Grandma Brown's Baked Beans is a Central New York brand of baked beans founded by Lulu Brown in the 1930s. (Note: Sources variously report that the company was founded in 1935, 1937, or 1938.) The beans (and at one time soup) were sold throughout New York, Connecticut, Massachusetts, Vermont, New Hampshire and Pennsylvania until 2021.

== History ==
The company founder, Lulu J. Brown (1875–1950), had previously operated a small department store with her husband, Earl, in Mexico, New York, north of Syracuse. After the shop failed during the Great Depression, she began selling her baked beans from open pans at a local grocery store to help bring in extra money. The product proved popular and the Browns quickly installed four more oil-burning stoves in their kitchen to meet demand. Within six months, they outgrew the small home kitchen and expanded into a commercial space, and their territory spread to include Oswego.

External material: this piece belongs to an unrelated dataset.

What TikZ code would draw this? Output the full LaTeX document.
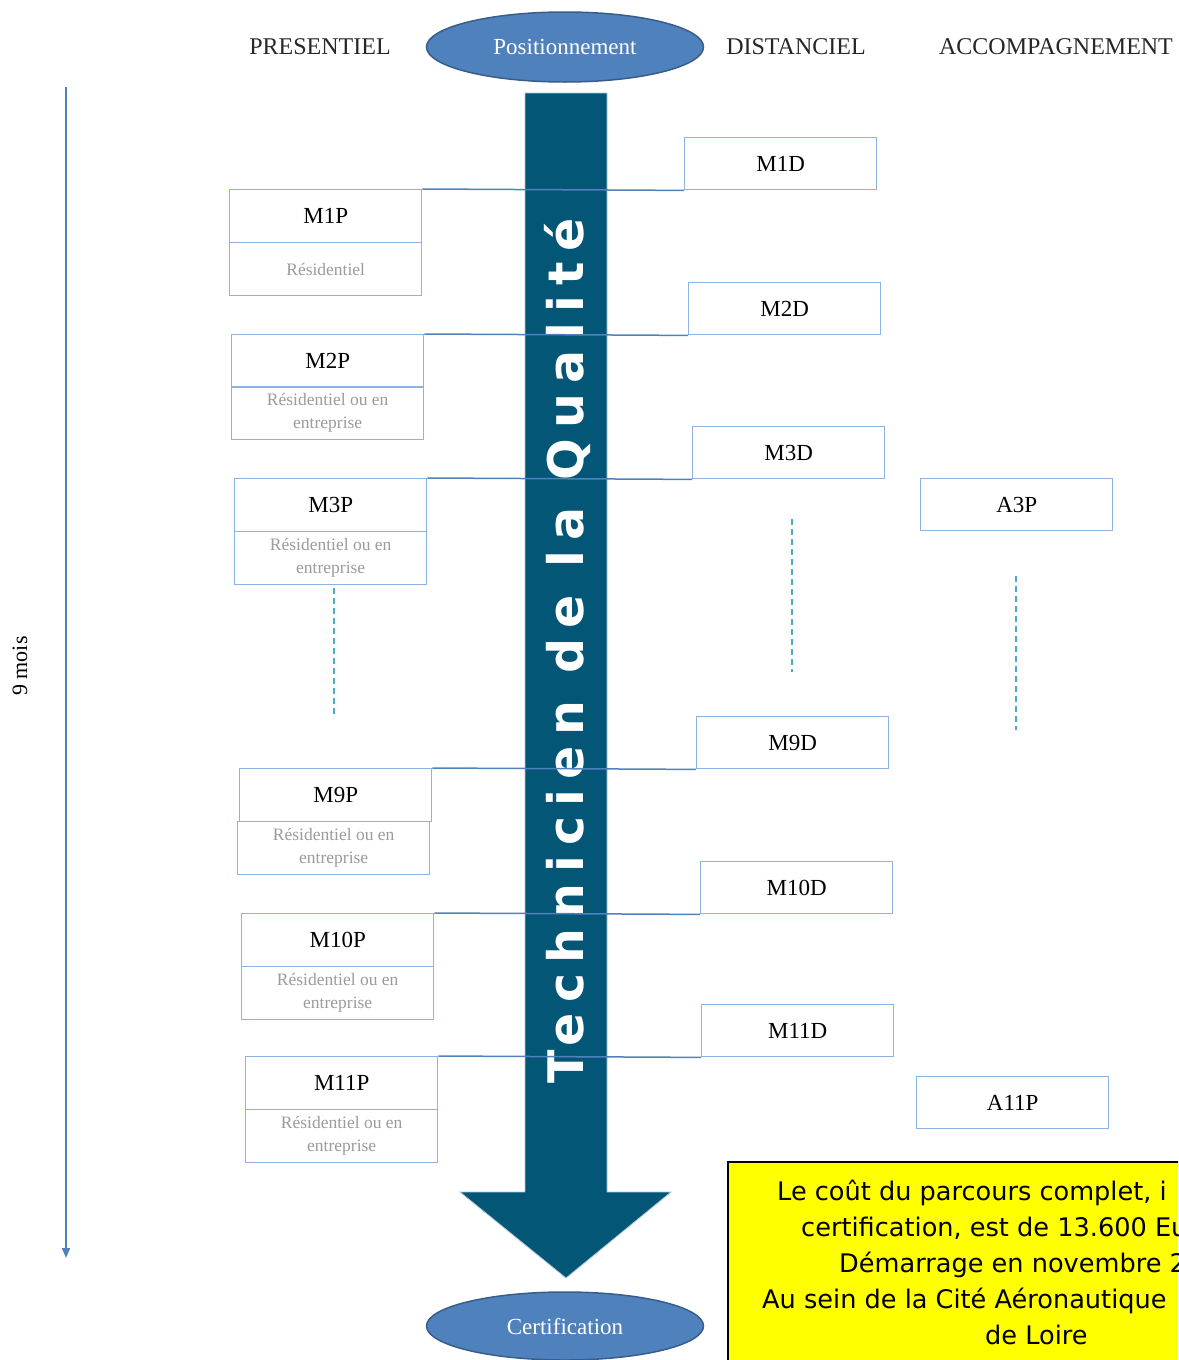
\documentclass[tikz,border=0pt]{standalone}
\usepackage{fontspec}
\setmainfont{Liberation Serif}
\newfontfamily\arrowfont[LetterSpace=21]{DejaVu Sans}
\newfontfamily\notefont{DejaVu Sans}
\usetikzlibrary{shapes.geometric,arrows.meta}
\definecolor{ellfill}{RGB}{79,129,189}
\definecolor{elldraw}{RGB}{56,93,138}
\definecolor{arrowteal}{RGB}{4,86,118}
\definecolor{arrowedge}{RGB}{170,200,225}
\definecolor{boxblue}{RGB}{141,179,226}
\definecolor{linkblue}{RGB}{79,129,189}
\definecolor{dashblue}{RGB}{75,172,198}
\definecolor{subgray}{RGB}{155,155,155}
\definecolor{notey}{RGB}{255,255,0}
\begin{document}
\begin{tikzpicture}[x=1pt,y=-1pt,
  hdr/.style={font=\fontsize{24}{28}\selectfont, inner sep=0, text=black!85},
  topbox/.style={draw=boxblue, line width=1.4pt, minimum width=192pt, minimum height=53pt,
    inner sep=0, anchor=north west, font=\fontsize{23}{27}\selectfont},
  dbox/.style={topbox, minimum height=52pt},
  subbox/.style={topbox, text=subgray, font=\fontsize{17.5}{23}\selectfont, align=center},
  link/.style={draw=linkblue, line width=1.5pt},
  guide/.style={draw=dashblue, line width=1.3pt, dash pattern=on 6pt off 4pt},
  ell/.style={ellipse, fill=ellfill, draw=elldraw, line width=1.5pt, minimum width=277pt,
    minimum height=70pt, text=white, inner sep=0, font=\fontsize{23}{27}\selectfont},
  noteline/.style={anchor=base west, inner sep=0, font=\notefont\fontsize{25.6}{36}\selectfont},
  timeline/.style={draw=linkblue, line width=2pt, -{Triangle[length=10pt,width=8pt]}}
]
\useasboundingbox (0,0) rectangle (1178,1360);
\clip (0,0) rectangle (1178,1360);

% headers
\node[hdr] (hp) at (320,47) {PRESENTIEL};
\node[hdr] (hd) at (796,47) {DISTANCIEL};
\node[hdr] (ha) at (1056,47) {ACCOMPAGNEMENT};

% ellipses
\node[ell] (pos) at (565,47) {Positionnement};
\node[ell, minimum height=68pt] (cert) at (565,1326) {Certification};

% big arrow
\path[fill=arrowteal, draw=arrowedge, line width=0.8pt]
  (525,93) -- (607,93) -- (607,1192) -- (671,1192) -- (566,1278) -- (460,1192) -- (525,1192) -- cycle;
\node[rotate=90, anchor=base, inner sep=0, text=white,
  font=\arrowfont\bfseries\fontsize{49}{49}\selectfont] (title) at (583,651) {Technicien de la Qualité};

% timeline
\node[rotate=90, inner sep=0, font=\fontsize{22}{26}\selectfont] (mois) at (20,666) {9 mois};
\coordinate (tltop) at (66,87);
\coordinate (tlbot) at (66,1258);
\draw[timeline] (tltop) -- (tlbot);

% distanciel boxes
\node[dbox] (m1d) at (684,137) {M1D};
\node[dbox] (m2d) at (688,282) {M2D};
\node[dbox] (m3d) at (692,426) {M3D};
\node[dbox] (m9d) at (696,716) {M9D};
\node[dbox] (m10d) at (700,861) {M10D};
\node[dbox] (m11d) at (701,1004) {M11D};

% presentiel boxes
\node[topbox] (m1p) at (229,189) {M1P};
\node[subbox] (m1ps) at (229,242) {Résidentiel};
\node[topbox] (m2p) at (231,334) {M2P};
\node[subbox] (m2ps) at (231,386) {Résidentiel ou en\\entreprise};
\node[topbox] (m3p) at (234,478) {M3P};
\node[subbox] (m3ps) at (234,531) {Résidentiel ou en\\entreprise};
\node[topbox] (m9p) at (239,768) {M9P};
\node[subbox] (m9ps) at (237,821) {Résidentiel ou en\\entreprise};
\node[topbox] (m10p) at (241,913) {M10P};
\node[subbox] (m10ps) at (241,966) {Résidentiel ou en\\entreprise};
\node[topbox] (m11p) at (245,1056) {M11P};
\node[subbox] (m11ps) at (245,1109) {Résidentiel ou en\\entreprise};

% accompagnement boxes
\node[dbox] (a3p) at (920,478) {A3P};
\node[dbox] (a11p) at (916,1076) {A11P};

% links
\draw[link] (m1p.north east) -- (m1d.south west);
\draw[link] (m2p.north east) -- (m2d.south west);
\draw[link] (m3p.north east) -- (m3d.south west);
\draw[link] (m9p.north east) -- (m9d.south west);
\draw[link] (m10p.north east) -- (m10d.south west);
\draw[link] (m11p.north east) -- (m11d.south west);

% dashed continuation guides
\coordinate (gp1) at (334,588); \coordinate (gp2) at (334,718);
\coordinate (gd1) at (792,519); \coordinate (gd2) at (792,672);
\coordinate (ga1) at (1016,576); \coordinate (ga2) at (1016,730);
\draw[guide] (gp1) -- (gp2);
\draw[guide] (gd1) -- (gd2);
\draw[guide] (ga1) -- (ga2);

% note
\node[draw=black, line width=2pt, fill=notey, minimum width=620pt, minimum height=260pt,
  anchor=north west, inner sep=0] (note) at (727,1161) {};
\node[noteline] (n1) at (777,1200) {Le coût du parcours complet, i};
\node[noteline] (n2) at (801,1236) {certification, est de 13.600 Eu};
\node[noteline] (n3) at (839,1272) {Démarrage en novembre 2};
\node[noteline] (n4) at (762,1308) {Au sein de la Cité Aéronautique};
\node[noteline] (n5) at (985,1344) {de Loire};
\end{tikzpicture}
\end{document}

After her husband died on 24 December 1938, Brown continued to operate the business with her son, Robert, and a new partner, Earl's friend Richard Whitney, and the company became known as Brown Whitney Brown (BWB). In 1941, they transitioned to canning their product, with assistance from the Continental Can Company, but resumed open pan sales during World War II, as metal was required for the war effort. In 1950, Brown died at the age of 75.

The company continued to operate out of a baked bean-colored factory in Mexico, New York, until 2021, when it temporarily ceased production. In 2022, owner Sandra Brown (Lulu Brown's granddaughter), hoped to restart operations, but had been unsuccessful in recruiting a new workforce.